— start Data segment —

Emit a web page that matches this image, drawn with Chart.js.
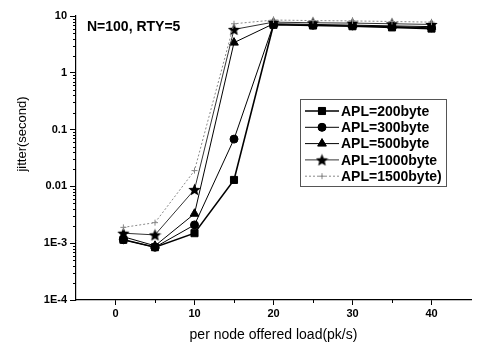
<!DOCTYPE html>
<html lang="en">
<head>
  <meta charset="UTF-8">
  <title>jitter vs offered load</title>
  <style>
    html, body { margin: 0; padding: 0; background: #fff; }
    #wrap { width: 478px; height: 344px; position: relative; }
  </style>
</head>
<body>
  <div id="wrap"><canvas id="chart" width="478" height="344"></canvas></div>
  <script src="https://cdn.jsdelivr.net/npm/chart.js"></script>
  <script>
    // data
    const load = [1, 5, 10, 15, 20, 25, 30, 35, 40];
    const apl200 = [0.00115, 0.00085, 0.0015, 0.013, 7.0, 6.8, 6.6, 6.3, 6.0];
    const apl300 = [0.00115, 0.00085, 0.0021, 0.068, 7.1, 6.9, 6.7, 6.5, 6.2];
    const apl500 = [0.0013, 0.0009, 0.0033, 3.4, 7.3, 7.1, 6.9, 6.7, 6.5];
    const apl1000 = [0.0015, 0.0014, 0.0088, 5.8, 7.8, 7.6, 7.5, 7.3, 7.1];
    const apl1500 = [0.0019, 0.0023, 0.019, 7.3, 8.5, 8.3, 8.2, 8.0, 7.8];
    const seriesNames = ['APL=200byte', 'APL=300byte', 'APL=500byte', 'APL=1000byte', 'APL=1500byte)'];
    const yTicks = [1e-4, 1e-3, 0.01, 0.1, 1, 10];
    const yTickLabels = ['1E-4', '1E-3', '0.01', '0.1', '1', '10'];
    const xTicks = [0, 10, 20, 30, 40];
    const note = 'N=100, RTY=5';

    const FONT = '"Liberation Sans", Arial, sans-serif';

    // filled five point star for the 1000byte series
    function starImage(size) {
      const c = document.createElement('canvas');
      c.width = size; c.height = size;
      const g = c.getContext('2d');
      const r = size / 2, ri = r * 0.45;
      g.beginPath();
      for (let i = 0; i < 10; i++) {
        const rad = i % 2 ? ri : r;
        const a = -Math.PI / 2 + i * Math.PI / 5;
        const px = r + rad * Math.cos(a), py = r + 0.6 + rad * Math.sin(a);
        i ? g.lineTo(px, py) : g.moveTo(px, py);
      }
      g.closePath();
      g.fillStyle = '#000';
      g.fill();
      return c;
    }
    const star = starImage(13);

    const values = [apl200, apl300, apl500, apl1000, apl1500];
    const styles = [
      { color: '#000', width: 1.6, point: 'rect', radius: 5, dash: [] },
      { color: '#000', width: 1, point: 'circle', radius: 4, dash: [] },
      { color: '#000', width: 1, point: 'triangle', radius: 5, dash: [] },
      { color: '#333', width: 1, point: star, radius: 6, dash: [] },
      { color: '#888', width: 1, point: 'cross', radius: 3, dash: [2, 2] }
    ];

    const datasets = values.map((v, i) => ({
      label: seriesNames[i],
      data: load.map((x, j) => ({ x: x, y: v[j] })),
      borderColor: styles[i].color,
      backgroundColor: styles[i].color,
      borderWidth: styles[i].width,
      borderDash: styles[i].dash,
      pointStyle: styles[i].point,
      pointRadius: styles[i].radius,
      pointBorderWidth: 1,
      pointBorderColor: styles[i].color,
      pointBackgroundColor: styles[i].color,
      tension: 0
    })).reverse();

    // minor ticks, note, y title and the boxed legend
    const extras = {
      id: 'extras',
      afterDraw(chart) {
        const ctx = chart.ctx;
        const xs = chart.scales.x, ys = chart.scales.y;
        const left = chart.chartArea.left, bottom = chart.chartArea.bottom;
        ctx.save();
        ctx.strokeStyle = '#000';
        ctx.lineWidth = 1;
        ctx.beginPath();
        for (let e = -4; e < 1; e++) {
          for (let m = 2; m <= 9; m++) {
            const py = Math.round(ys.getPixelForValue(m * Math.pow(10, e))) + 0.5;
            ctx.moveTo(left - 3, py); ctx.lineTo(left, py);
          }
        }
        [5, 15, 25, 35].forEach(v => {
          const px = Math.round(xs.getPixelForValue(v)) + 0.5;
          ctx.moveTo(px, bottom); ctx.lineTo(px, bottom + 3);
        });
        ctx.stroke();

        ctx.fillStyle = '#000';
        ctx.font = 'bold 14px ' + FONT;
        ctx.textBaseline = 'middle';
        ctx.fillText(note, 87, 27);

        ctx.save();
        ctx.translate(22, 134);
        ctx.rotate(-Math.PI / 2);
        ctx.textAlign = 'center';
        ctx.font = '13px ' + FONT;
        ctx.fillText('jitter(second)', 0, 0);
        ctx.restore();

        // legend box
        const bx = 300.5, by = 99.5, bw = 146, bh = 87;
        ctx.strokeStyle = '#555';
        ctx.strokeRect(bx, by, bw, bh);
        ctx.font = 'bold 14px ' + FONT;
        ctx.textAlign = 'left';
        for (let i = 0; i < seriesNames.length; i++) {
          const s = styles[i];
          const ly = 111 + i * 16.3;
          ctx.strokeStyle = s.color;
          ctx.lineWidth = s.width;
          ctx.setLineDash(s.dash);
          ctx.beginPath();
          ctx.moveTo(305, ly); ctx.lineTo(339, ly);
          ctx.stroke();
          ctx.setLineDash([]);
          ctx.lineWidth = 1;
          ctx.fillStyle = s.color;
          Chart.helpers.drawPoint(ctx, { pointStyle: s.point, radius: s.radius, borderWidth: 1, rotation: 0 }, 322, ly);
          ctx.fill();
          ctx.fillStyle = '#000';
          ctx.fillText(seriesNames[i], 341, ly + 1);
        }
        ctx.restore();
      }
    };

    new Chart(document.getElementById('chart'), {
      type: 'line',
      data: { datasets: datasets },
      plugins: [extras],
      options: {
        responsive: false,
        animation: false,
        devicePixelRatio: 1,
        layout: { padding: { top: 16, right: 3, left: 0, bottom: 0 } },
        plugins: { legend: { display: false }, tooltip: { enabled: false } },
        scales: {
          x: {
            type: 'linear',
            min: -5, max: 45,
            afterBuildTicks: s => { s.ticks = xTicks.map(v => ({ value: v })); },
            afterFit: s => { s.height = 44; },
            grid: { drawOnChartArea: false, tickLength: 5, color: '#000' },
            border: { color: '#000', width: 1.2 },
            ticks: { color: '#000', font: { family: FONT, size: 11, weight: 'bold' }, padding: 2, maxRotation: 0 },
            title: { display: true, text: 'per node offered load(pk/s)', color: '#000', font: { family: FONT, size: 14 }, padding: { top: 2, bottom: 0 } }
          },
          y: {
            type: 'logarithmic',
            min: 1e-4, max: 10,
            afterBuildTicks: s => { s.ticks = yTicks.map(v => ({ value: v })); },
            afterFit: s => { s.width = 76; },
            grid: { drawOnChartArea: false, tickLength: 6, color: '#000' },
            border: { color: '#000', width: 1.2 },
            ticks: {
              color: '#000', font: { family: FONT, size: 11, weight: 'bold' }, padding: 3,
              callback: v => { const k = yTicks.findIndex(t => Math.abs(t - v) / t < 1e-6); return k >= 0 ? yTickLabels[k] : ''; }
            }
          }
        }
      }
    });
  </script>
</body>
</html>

— end Data segment —

### Request
Omit the pictures, then output the rest of the listing exactly.

### Reply to the exercise
Emit a web page that matches this image, drawn with Chart.js.
<!DOCTYPE html>
<html lang="en">
<head>
  <meta charset="UTF-8">
  <title>jitter vs offered load</title>
  <style>
    html, body { margin: 0; padding: 0; background: #fff; }
    #wrap { width: 478px; height: 344px; position: relative; }
  </style>
</head>
<body>
  <div id="wrap"><canvas id="chart" width="478" height="344"></canvas></div>
  <script src="https://cdn.jsdelivr.net/npm/chart.js"></script>
  <script>
    // data
    const load = [1, 5, 10, 15, 20, 25, 30, 35, 40];
    const apl200 = [0.00115, 0.00085, 0.0015, 0.013, 7.0, 6.8, 6.6, 6.3, 6.0];
    const apl300 = [0.00115, 0.00085, 0.0021, 0.068, 7.1, 6.9, 6.7, 6.5, 6.2];
    const apl500 = [0.0013, 0.0009, 0.0033, 3.4, 7.3, 7.1, 6.9, 6.7, 6.5];
    const apl1000 = [0.0015, 0.0014, 0.0088, 5.8, 7.8, 7.6, 7.5, 7.3, 7.1];
    const apl1500 = [0.0019, 0.0023, 0.019, 7.3, 8.5, 8.3, 8.2, 8.0, 7.8];
    const seriesNames = ['APL=200byte', 'APL=300byte', 'APL=500byte', 'APL=1000byte', 'APL=1500byte)'];
    const yTicks = [1e-4, 1e-3, 0.01, 0.1, 1, 10];
    const yTickLabels = ['1E-4', '1E-3', '0.01', '0.1', '1', '10'];
    const xTicks = [0, 10, 20, 30, 40];
    const note = 'N=100, RTY=5';

    const FONT = '"Liberation Sans", Arial, sans-serif';

    // filled five point star for the 1000byte series
    function starImage(size) {
      const c = document.createElement('canvas');
      c.width = size; c.height = size;
      const g = c.getContext('2d');
      const r = size / 2, ri = r * 0.45;
      g.beginPath();
      for (let i = 0; i < 10; i++) {
        const rad = i % 2 ? ri : r;
        const a = -Math.PI / 2 + i * Math.PI / 5;
        const px = r + rad * Math.cos(a), py = r + 0.6 + rad * Math.sin(a);
        i ? g.lineTo(px, py) : g.moveTo(px, py);
      }
      g.closePath();
      g.fillStyle = '#000';
      g.fill();
      return c;
    }
    const star = starImage(13);

    const values = [apl200, apl300, apl500, apl1000, apl1500];
    const styles = [
      { color: '#000', width: 1.6, point: 'rect', radius: 5, dash: [] },
      { color: '#000', width: 1, point: 'circle', radius: 4, dash: [] },
      { color: '#000', width: 1, point: 'triangle', radius: 5, dash: [] },
      { color: '#333', width: 1, point: star, radius: 6, dash: [] },
      { color: '#888', width: 1, point: 'cross', radius: 3, dash: [2, 2] }
    ];

    const datasets = values.map((v, i) => ({
      label: seriesNames[i],
      data: load.map((x, j) => ({ x: x, y: v[j] })),
      borderColor: styles[i].color,
      backgroundColor: styles[i].color,
      borderWidth: styles[i].width,
      borderDash: styles[i].dash,
      pointStyle: styles[i].point,
      pointRadius: styles[i].radius,
      pointBorderWidth: 1,
      pointBorderColor: styles[i].color,
      pointBackgroundColor: styles[i].color,
      tension: 0
    })).reverse();

    // minor ticks, note, y title and the boxed legend
    const extras = {
      id: 'extras',
      afterDraw(chart) {
        const ctx = chart.ctx;
        const xs = chart.scales.x, ys = chart.scales.y;
        const left = chart.chartArea.left, bottom = chart.chartArea.bottom;
        ctx.save();
        ctx.strokeStyle = '#000';
        ctx.lineWidth = 1;
        ctx.beginPath();
        for (let e = -4; e < 1; e++) {
          for (let m = 2; m <= 9; m++) {
            const py = Math.round(ys.getPixelForValue(m * Math.pow(10, e))) + 0.5;
            ctx.moveTo(left - 3, py); ctx.lineTo(left, py);
          }
        }
        [5, 15, 25, 35].forEach(v => {
          const px = Math.round(xs.getPixelForValue(v)) + 0.5;
          ctx.moveTo(px, bottom); ctx.lineTo(px, bottom + 3);
        });
        ctx.stroke();

        ctx.fillStyle = '#000';
        ctx.font = 'bold 14px ' + FONT;
        ctx.textBaseline = 'middle';
        ctx.fillText(note, 87, 27);

        ctx.save();
        ctx.translate(22, 134);
        ctx.rotate(-Math.PI / 2);
        ctx.textAlign = 'center';
        ctx.font = '13px ' + FONT;
        ctx.fillText('jitter(second)', 0, 0);
        ctx.restore();

        // legend box
        const bx = 300.5, by = 99.5, bw = 146, bh = 87;
        ctx.strokeStyle = '#555';
        ctx.strokeRect(bx, by, bw, bh);
        ctx.font = 'bold 14px ' + FONT;
        ctx.textAlign = 'left';
        for (let i = 0; i < seriesNames.length; i++) {
          const s = styles[i];
          const ly = 111 + i * 16.3;
          ctx.strokeStyle = s.color;
          ctx.lineWidth = s.width;
          ctx.setLineDash(s.dash);
          ctx.beginPath();
          ctx.moveTo(305, ly); ctx.lineTo(339, ly);
          ctx.stroke();
          ctx.setLineDash([]);
          ctx.lineWidth = 1;
          ctx.fillStyle = s.color;
          Chart.helpers.drawPoint(ctx, { pointStyle: s.point, radius: s.radius, borderWidth: 1, rotation: 0 }, 322, ly);
          ctx.fill();
          ctx.fillStyle = '#000';
          ctx.fillText(seriesNames[i], 341, ly + 1);
        }
        ctx.restore();
      }
    };

    new Chart(document.getElementById('chart'), {
      type: 'line',
      data: { datasets: datasets },
      plugins: [extras],
      options: {
        responsive: false,
        animation: false,
        devicePixelRatio: 1,
        layout: { padding: { top: 16, right: 3, left: 0, bottom: 0 } },
        plugins: { legend: { display: false }, tooltip: { enabled: false } },
        scales: {
          x: {
            type: 'linear',
            min: -5, max: 45,
            afterBuildTicks: s => { s.ticks = xTicks.map(v => ({ value: v })); },
            afterFit: s => { s.height = 44; },
            grid: { drawOnChartArea: false, tickLength: 5, color: '#000' },
            border: { color: '#000', width: 1.2 },
            ticks: { color: '#000', font: { family: FONT, size: 11, weight: 'bold' }, padding: 2, maxRotation: 0 },
            title: { display: true, text: 'per node offered load(pk/s)', color: '#000', font: { family: FONT, size: 14 }, padding: { top: 2, bottom: 0 } }
          },
          y: {
            type: 'logarithmic',
            min: 1e-4, max: 10,
            afterBuildTicks: s => { s.ticks = yTicks.map(v => ({ value: v })); },
            afterFit: s => { s.width = 76; },
            grid: { drawOnChartArea: false, tickLength: 6, color: '#000' },
            border: { color: '#000', width: 1.2 },
            ticks: {
              color: '#000', font: { family: FONT, size: 11, weight: 'bold' }, padding: 3,
              callback: v => { const k = yTicks.findIndex(t => Math.abs(t - v) / t < 1e-6); return k >= 0 ? yTickLabels[k] : ''; }
            }
          }
        }
      }
    });
  </script>
</body>
</html>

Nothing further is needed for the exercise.